BEGIN GIVEN RECORDS

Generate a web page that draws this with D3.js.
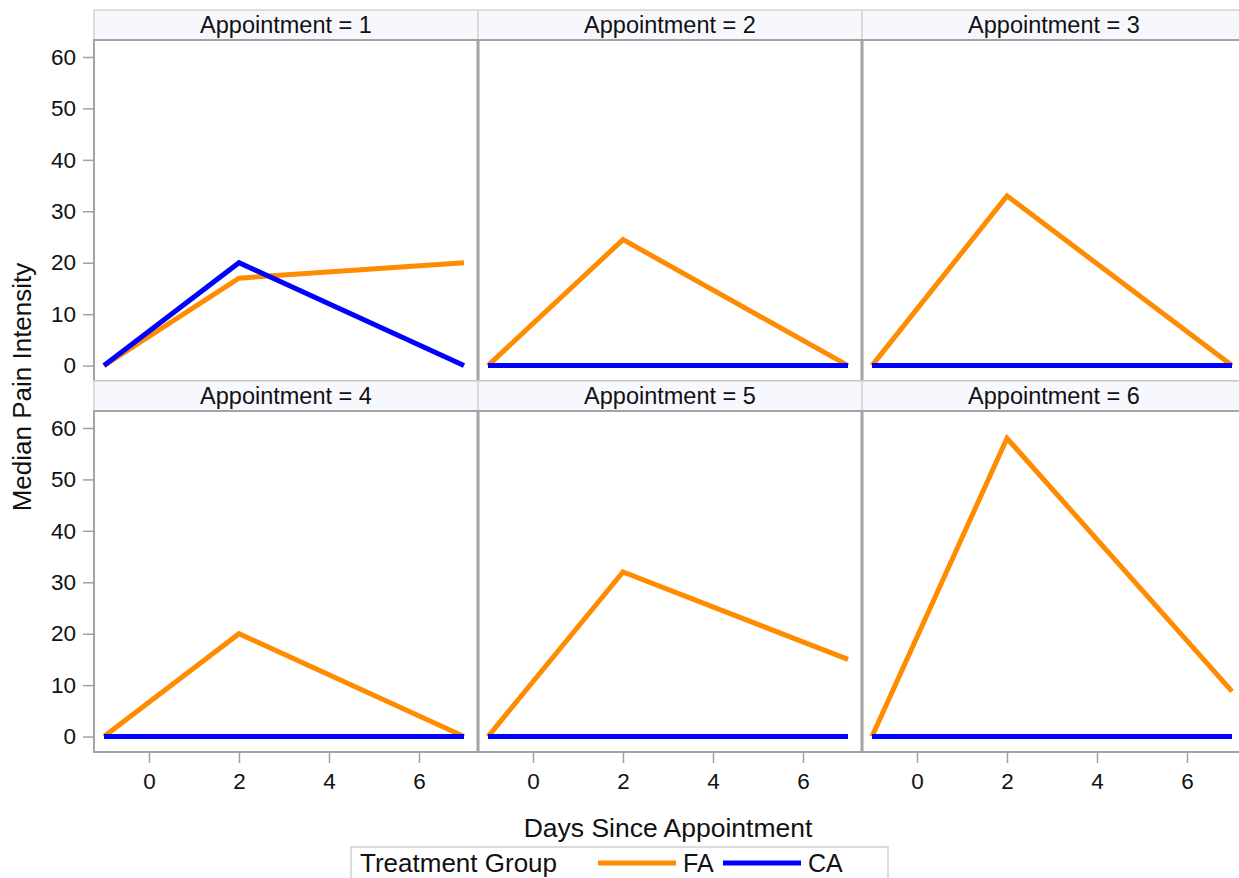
<!DOCTYPE html>
<html>
<head>
<meta charset="utf-8">
<script src="https://cdn.jsdelivr.net/npm/d3@7"></script>
<style>
  body { margin: 0; background: #fff; }
  svg { font-family: "Liberation Sans", Arial, sans-serif; }
</style>
</head>
<body>
<div id="chart"></div>
<script>
// data
const appointments = [1, 2, 3, 4, 5, 6]
const days = [-1, 2, 7]
const fa_values = [
	[0, 17, 20],
	[0, 24.5, 0],
	[0, 33, 0],
	[0, 20, 0],
	[0, 32, 15],
	[0, 58, 8.8]
]
const ca_values = [
	[0, 20, 0],
	[0, 0, 0],
	[0, 0, 0],
	[0, 0, 0],
	[0, 0, 0],
	[0, 0, 0]
]
const x_ticks = [0, 2, 4, 6]
const y_ticks = [0, 10, 20, 30, 40, 50, 60]
const groups = ['FA', 'CA']
const group_colours = {'FA': '#ff8c00', 'CA': '#0000ff'}

// layout
const width = 1239
const height = 878
const left = 94
const top_margin = 10
const col_width = 384
const header_height = 30
const plot_height = 341
const num_cols = 3
const font = '"Liberation Sans", Arial, sans-serif'

var svg = d3.select('#chart').append('svg')
	.attr('width', width)
	.attr('height', height)

var x = d3.scaleLinear().domain([-1.222, 7.311]).range([0, col_width])
var y = d3.scaleLinear().domain([-3, 63.3]).range([plot_height, 0])

var line = d3.line()
	.x((d, i) => x(days[i]))
	.y(d => y(d))

appointments.forEach((app, k) => {
	let col = k % num_cols
	let row = Math.floor(k / num_cols)
	let px = left + col*col_width
	let py = top_margin + row*(header_height + plot_height)

	let g = svg.append('g').attr('transform', `translate(${px},${py})`)

	// header cell
	g.append('rect')
		.attr('x', 0).attr('y', 0)
		.attr('width', col_width).attr('height', header_height)
		.attr('fill', '#f7f8fd')
		.attr('stroke', '#d4d4d4')
		.attr('stroke-width', 1.5)
	g.append('text')
		.attr('x', col_width/2)
		.attr('y', header_height/2 + 8)
		.attr('text-anchor', 'middle')
		.attr('font-size', '23.5px')
		.attr('fill', '#111')
		.text(`Appointment = ${app}`)

	let p = g.append('g').attr('transform', `translate(0,${header_height})`)

	// frame
	p.append('rect')
		.attr('x', 0).attr('y', 0)
		.attr('width', col_width).attr('height', plot_height)
		.attr('fill', 'none')
		.attr('stroke', '#a4a4a4')
		.attr('stroke-width', 2)
	// thicker divider on right side
	p.append('line')
		.attr('x1', col_width).attr('x2', col_width)
		.attr('y1', 0).attr('y2', plot_height)
		.attr('stroke', '#a0a0a0')
		.attr('stroke-width', 3)

	// clip lines to plot area
	let clip_id = 'clip' + k
	p.append('clipPath').attr('id', clip_id)
		.append('rect').attr('width', col_width).attr('height', plot_height)

	let series = [['FA', fa_values[k]], ['CA', ca_values[k]]]
	p.append('g').attr('clip-path', `url(#${clip_id})`)
		.selectAll('.series')
		.data(series)
		.enter().append('path')
		.attr('class', 'series')
		.attr('d', d => line(d[1]))
		.attr('fill', 'none')
		.attr('stroke', d => group_colours[d[0]])
		.attr('stroke-width', 5)
		.attr('stroke-linejoin', 'miter')

	// y axis on first column
	if (col == 0) {
		let ya = p.append('g')
			.call(d3.axisLeft(y).tickValues(y_ticks).tickSize(11).tickPadding(7))
		ya.select('.domain').remove()
		ya.selectAll('line').attr('stroke', '#a0a0a0').attr('stroke-width', 1.5)
		ya.selectAll('text').attr('font-size', '22.5px').attr('fill', '#111')
			.attr('font-family', font)
	}
	// x axis on bottom row
	if (row == 1) {
		let xa = p.append('g')
			.attr('transform', `translate(0,${plot_height})`)
			.call(d3.axisBottom(x).tickValues(x_ticks).tickSize(11).tickPadding(10))
		xa.select('.domain').remove()
		xa.selectAll('line').attr('stroke', '#a0a0a0').attr('stroke-width', 1.5)
		xa.selectAll('text').attr('font-size', '22.5px').attr('fill', '#111')
			.attr('font-family', font)
	}
})

// axis titles
svg.append('text')
	.attr('x', 668)
	.attr('y', 837)
	.attr('text-anchor', 'middle')
	.attr('font-size', '26.5px')
	.attr('fill', '#111')
	.text('Days Since Appointment')

svg.append('text')
	.attr('transform', 'translate(31,387) rotate(-90)')
	.attr('text-anchor', 'middle')
	.attr('font-size', '26px')
	.attr('fill', '#111')
	.text('Median Pain Intensity')

// legend
var legend = svg.append('g').attr('transform', 'translate(351,847)')
legend.append('rect')
	.attr('x', 0).attr('y', 0)
	.attr('width', 537).attr('height', 40)
	.attr('fill', '#fff')
	.attr('stroke', '#cfcfcf')
	.attr('stroke-width', 1.5)
legend.append('text')
	.attr('x', 9).attr('y', 25)
	.attr('font-size', '26px')
	.attr('fill', '#111')
	.text('Treatment Group')

var legend_x = [247, 372]
var item = legend.selectAll('.item')
	.data(groups)
	.enter().append('g')
	.attr('class', 'item')
	.attr('transform', (d, i) => `translate(${legend_x[i]},0)`)
item.append('line')
	.attr('x1', 0).attr('x2', 78)
	.attr('y1', 16).attr('y2', 16)
	.attr('stroke', d => group_colours[d])
	.attr('stroke-width', 5)
item.append('text')
	.attr('x', 85).attr('y', 25)
	.attr('font-size', '25px')
	.attr('fill', '#111')
	.text(d => d)
</script>
</body>
</html>
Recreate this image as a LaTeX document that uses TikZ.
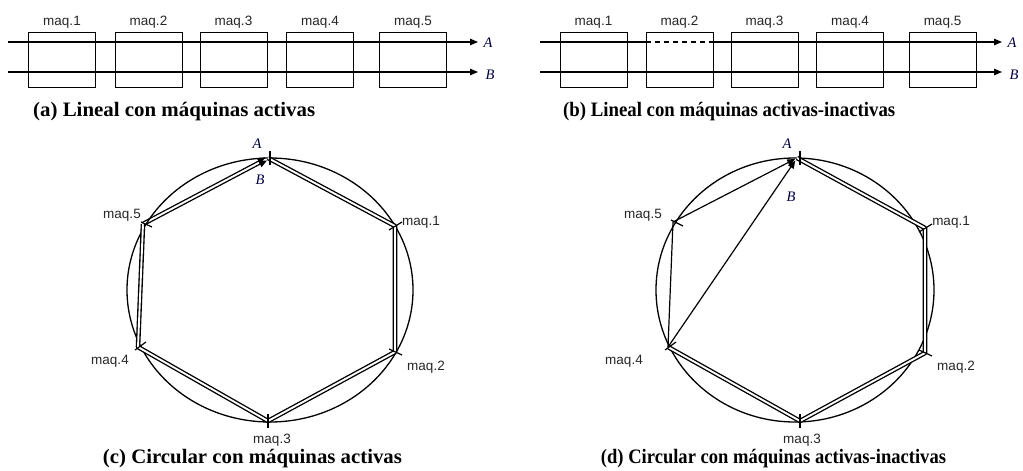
\documentclass[tikz,border=0pt]{standalone}
\usepackage{fontspec}
\setmainfont{Liberation Serif}
\setsansfont{Liberation Sans}
\usetikzlibrary{arrows.meta,calc}

% caption text squeezed or stretched to a given width, height unchanged
\newcommand{\capfit}[2]{\resizebox{#1}{\height}{#2}}

\begin{document}
\begin{tikzpicture}[x=1pt,y=-1pt,
  machine/.style={draw, line width=1pt, minimum width=67pt, minimum height=55pt, inner sep=0pt,
    label distance=2.5pt},
  mlabel/.style={font=\sffamily\fontsize{13.5}{15}\selectfont, text=black!85},
  flow/.style={line width=1.2pt, -{Triangle[length=8pt,width=6.5pt]}},
  plain/.style={line width=1.2pt},
  caption/.style={font=\bfseries\fontsize{20.5}{22}\selectfont, inner sep=0pt},
  ring/.style={line width=1.3pt},
  route/.style={line width=1.35pt, double, double distance=1.9pt, line join=round},
  tick/.style={line width=1.2pt},
  letter/.style={font=\fontsize{14.5}{16}\selectfont\itshape, text=black!75!blue, inner sep=0pt}
]
\useasboundingbox (0,0) rectangle (1023,471);

% ---------- (a) linear layout, all machines active ----------
\foreach \i/\x in {1/62, 2/148.5, 3/233.5, 4/320, 5/413}
  \node[machine, label={[mlabel]above:maq.\i}] (a\i) at (\x,59.5) {};
\coordinate (aA0) at (8,42);  \coordinate (aA1) at (478,42);
\coordinate (aB0) at (8,72);  \coordinate (aB1) at (478,72);
\draw[flow] (aA0) -- (aA1);
\draw[flow] (aB0) -- (aB1);
\node[letter] (aAl) at (488,43) {A};
\node[letter] (aBl) at (490,75) {B};
\node[caption, anchor=west] (capa) at (33,112) {\capfit{282pt}{(a) Lineal con máquinas activas}};

% ---------- (b) linear layout, machine 2 inactive for route A ----------
\foreach \i/\x in {1/593.5, 2/679.5, 3/764.5, 4/850, 5/942.5}
  \node[machine, label={[mlabel]above:maq.\i}] (b\i) at (\x,59.5) {};
\coordinate (bA0) at (540,42);  \coordinate (bA1) at (1002,42);
\coordinate (bB0) at (540,72);  \coordinate (bB1) at (1002,72);
\draw[plain] (bA0) -- (b2.west |- bA0);
\draw[plain, dash pattern=on 5pt off 4pt] (b2.west |- bA0) -- (b2.east |- bA0);
\draw[flow] (b2.east |- bA0) -- (bA1);
\draw[flow] (bB0) -- (bB1);
\node[letter] (bAl) at (1012,43) {A};
\node[letter] (bBl) at (1014,75) {B};
\node[caption, anchor=west] (capb) at (563,112) {\capfit{332pt}{(b) Lineal con máquinas activas-inactivas}};

% ---------- (c) circular layout, all machines active ----------
\draw[ring] (270,290) ellipse [x radius=143, y radius=132];
\coordinate (cT) at (268,158);
\coordinate (c1) at (395,226);
\coordinate (c2) at (395,352);
\coordinate (c3) at (268,421);
\coordinate (c4) at (138,347);
\coordinate (c5) at (143,224);
\draw[route] (cT) -- (c1) -- (c2) -- (c3) -- (c4) -- (c5);
\draw[flow, shorten >=2pt] ($(c5)!1.7pt!90:(cT)$) -- ($(cT)!1.7pt!-90:(c5)$);
\draw[flow, shorten >=2pt] ($(c5)!1.7pt!-90:(cT)$) -- ($(cT)!1.7pt!90:(c5)$);
\draw[tick, shift={(cT)}] (2,-7) -- (2,7);
\draw[tick, shift={(c1)}] (-6,4) -- (7,-4);
\draw[tick, shift={(c2)}] (-6,-3) -- (7,3);
\draw[tick, shift={(c3)}] (0,-7) -- (0,7);
\draw[tick, shift={(c4)}] (-3,3) -- (8,-5);
\draw[tick, shift={(c5)}] (-2,-2) -- (9,3);
\node[letter] (cAl) at (257,144) {A};
\node[letter] (cBl) at (260,180) {B};
\node[mlabel] (cl1) at (421,222) {maq.1};
\node[mlabel] (cl2) at (426,367) {maq.2};
\node[mlabel] (cl3) at (272,440) {maq.3};
\node[mlabel] (cl4) at (110,361) {maq.4};
\node[mlabel] (cl5) at (122,215) {maq.5};
\node[caption] (capc) at (252.5,459) {\capfit{299pt}{(c) Circular con máquinas activas}};

% ---------- (d) circular layout, machine 5 inactive for route B ----------
\draw[ring] (795,290) ellipse [x radius=139, y radius=132];
\coordinate (dT) at (797,158);
\coordinate (d1) at (925,228);
\coordinate (d2) at (925,353);
\coordinate (d3) at (800,421);
\coordinate (d4) at (668,347);
\coordinate (d5) at (673,222);
\draw[route] (dT) -- (d1) -- (d2) -- (d3) -- (d4);
\draw[plain] (d4) -- (d5);
\draw[flow, shorten >=2pt] (d5) -- (dT);
\draw[flow, shorten >=3pt] (d4) -- (dT);
\draw[tick, shift={(dT)}] (3,-7) -- (3,7);
\draw[tick, shift={(d1)}] (-6,4) -- (7,-4);
\draw[tick, shift={(d2)}] (-6,-3) -- (7,3);
\draw[tick, shift={(d3)}] (0,-7) -- (0,7);
\draw[tick, shift={(d4)}] (-3,3) -- (8,-5);
\draw[tick, shift={(d5)}] (-2,-2) -- (10,4);
\node[letter] (dAl) at (787,144) {A};
\node[letter] (dBl) at (791,197) {B};
\node[mlabel] (dl1) at (951,222) {maq.1};
\node[mlabel] (dl2) at (956,367) {maq.2};
\node[mlabel] (dl3) at (802,440) {maq.3};
\node[mlabel] (dl4) at (624,361) {maq.4};
\node[mlabel] (dl5) at (643,215) {maq.5};
\node[caption] (capd) at (773.5,459) {\capfit{345pt}{(d) Circular con máquinas activas-inactivas}};
\end{tikzpicture}
\end{document}
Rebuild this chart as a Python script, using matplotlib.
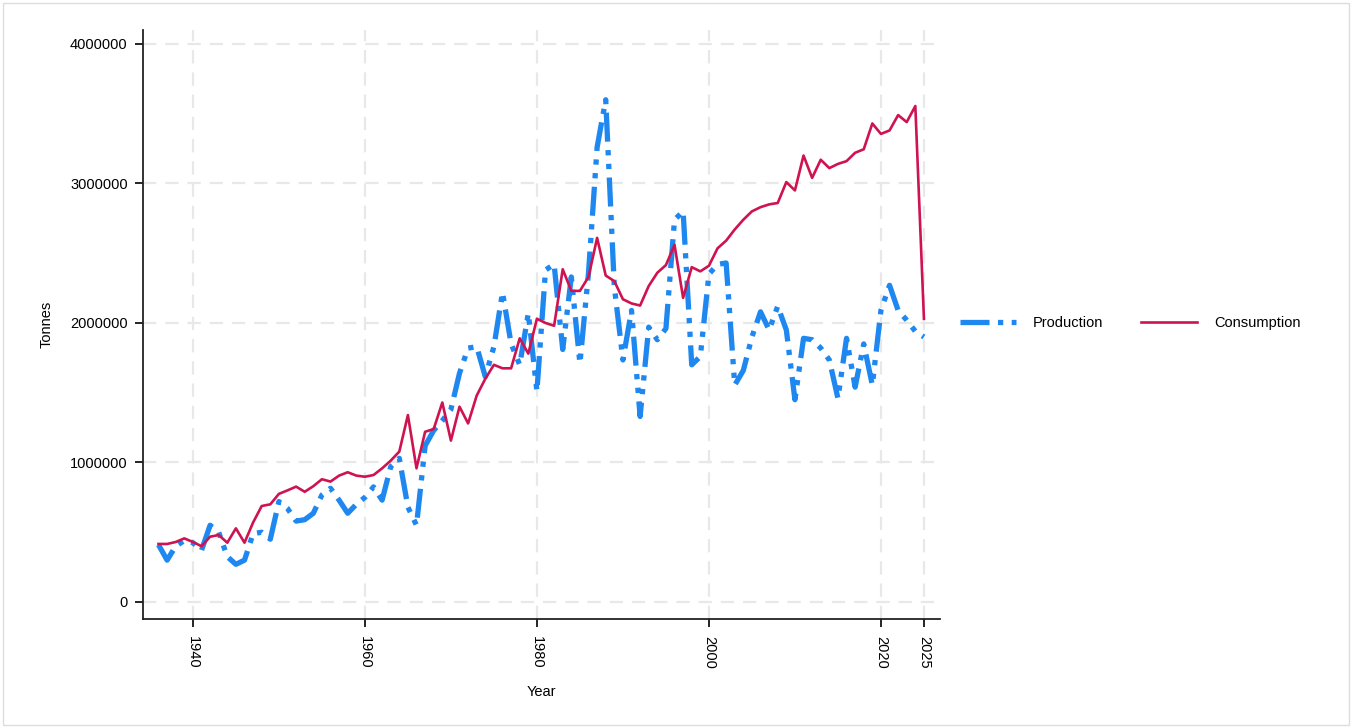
import matplotlib
matplotlib.use("Agg")
import matplotlib.pyplot as plt
import matplotlib.ticker as mticker
from matplotlib.patches import Rectangle

plt.rcParams['font.family'] = ['Liberation Sans', 'DejaVu Sans']

years = list(range(1936, 2026))

production = [
    410000, 300000, 400000, 440000, 425000, 370000, 550000, 500000, 325000, 270000,
    300000, 490000, 500000, 450000, 720000, 670000, 580000, 590000, 636000, 767000,
    815000, 730000, 636000, 700000, 750000, 825000, 730000, 970000, 1030000, 680000,
    550000, 1120000, 1230000, 1300000, 1380000, 1640000, 1820000, 1830000, 1615000, 1830000,
    2220000, 1850000, 1700000, 2070000, 1510000, 2380000, 2420000, 1810000, 2330000, 1710000,
    2360000, 3260000, 3600000, 2260000, 1735000, 2090000, 1330000, 1970000, 1880000, 1960000,
    2740000, 2800000, 1700000, 1760000, 2350000, 2420000, 2430000, 1555000, 1660000, 1900000,
    2080000, 1950000, 2120000, 1950000, 1450000, 1890000, 1880000, 1820000, 1735000, 1460000,
    1890000, 1540000, 1850000, 1555000, 2090000, 2270000, 2090000, 2020000, 1940000, 1900000,
]

consumption = [
    416000, 416000, 430000, 456000, 430000, 400000, 468000, 480000, 425000, 528000,
    425000, 570000, 688000, 700000, 775000, 800000, 827000, 790000, 830000, 880000,
    863000, 906000, 930000, 906000, 898000, 910000, 958000, 1013000, 1078000, 1340000,
    958000, 1220000, 1240000, 1430000, 1157000, 1400000, 1280000, 1480000, 1600000, 1700000,
    1675000, 1675000, 1890000, 1780000, 2030000, 2000000, 1980000, 2385000, 2230000, 2230000,
    2330000, 2610000, 2340000, 2300000, 2170000, 2140000, 2125000, 2265000, 2360000, 2415000,
    2560000, 2180000, 2400000, 2370000, 2410000, 2535000, 2590000, 2670000, 2740000, 2800000,
    2830000, 2850000, 2860000, 3010000, 2950000, 3200000, 3040000, 3170000, 3110000, 3140000,
    3160000, 3220000, 3245000, 3430000, 3355000, 3380000, 3490000, 3440000, 3555000, 2030000,
]

x_ticks = [1940, 1960, 1980, 2000, 2020, 2025]
y_ticks = [0, 1000000, 2000000, 3000000, 4000000]

blue = '#1E88F0'
red = '#CF1350'
grid_c = '#E8E8E8'

fig = plt.figure(figsize=(13.53, 7.28), dpi=100)
ax = fig.add_axes([0.1057, 0.1497, 0.5890, 0.8091])

for yv in y_ticks:
    ax.axhline(yv, color=grid_c, lw=1.6, ls=(0, (6, 4)), zorder=0)
for xv in x_ticks:
    ax.axvline(xv, color=grid_c, lw=1.6, ls=(0, (6, 4)), zorder=0)

ax.plot(years, production, color=blue, lw=3.8,
        ls=(0, (5.5, 1.6, 1, 1.6, 1, 1.6)), dash_capstyle='butt',
        label='Production', zorder=2)
ax.plot(years, consumption, color=red, lw=1.9, label='Consumption', zorder=3)

ax.set_xlim(1934.2, 2026.86)
ax.set_ylim(-122000, 4100000)

ax.set_xticks(x_ticks)
ax.set_xticklabels([str(v) for v in x_ticks], rotation=270, fontsize=10.5)
ax.set_yticks(y_ticks)
ax.yaxis.set_major_formatter(mticker.FuncFormatter(lambda v, p: f"{int(v)}"))
ax.tick_params(axis='y', labelsize=10.5, length=6, width=1.2, direction='out', pad=5)
ax.tick_params(axis='x', length=6, width=1.2, direction='out', pad=6)

for side in ('top', 'right'):
    ax.spines[side].set_visible(False)
for side in ('left', 'bottom'):
    ax.spines[side].set_linewidth(1.3)
    ax.spines[side].set_color('#222222')

ax.set_xlabel('Year', fontsize=10.5, labelpad=12)
ax.set_ylabel('Tonnes', fontsize=10.5, labelpad=12)

fig.legend(handles=ax.get_lines()[-2:], loc='center left',
           bbox_to_anchor=(0.700, 0.556), bbox_transform=fig.transFigure,
           ncol=2, frameon=False, fontsize=10.5, handlelength=3.8,
           handletextpad=1.2, columnspacing=2.6)

fig.patches.append(Rectangle((3 / 1353, 3 / 728), 1346 / 1353, 722 / 728,
                             transform=fig.transFigure, fill=False,
                             edgecolor='#DDDDDD', lw=1.0))

fig.savefig('out.png', dpi=100, facecolor='white')
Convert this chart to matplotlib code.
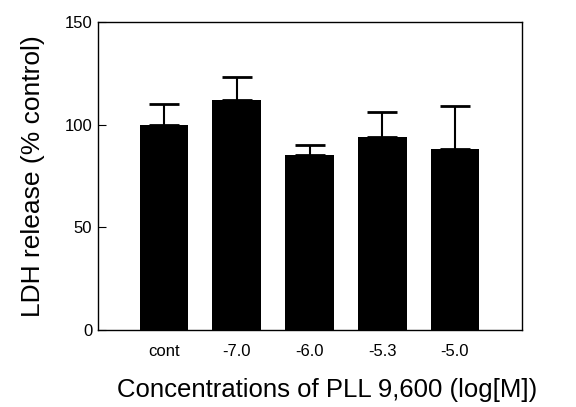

END GIVEN RECORDS

▸ TASK DETAILS
In the data above, tally the lines holding "chart" and answer with the figure only.

▸ IN RESPONSE
4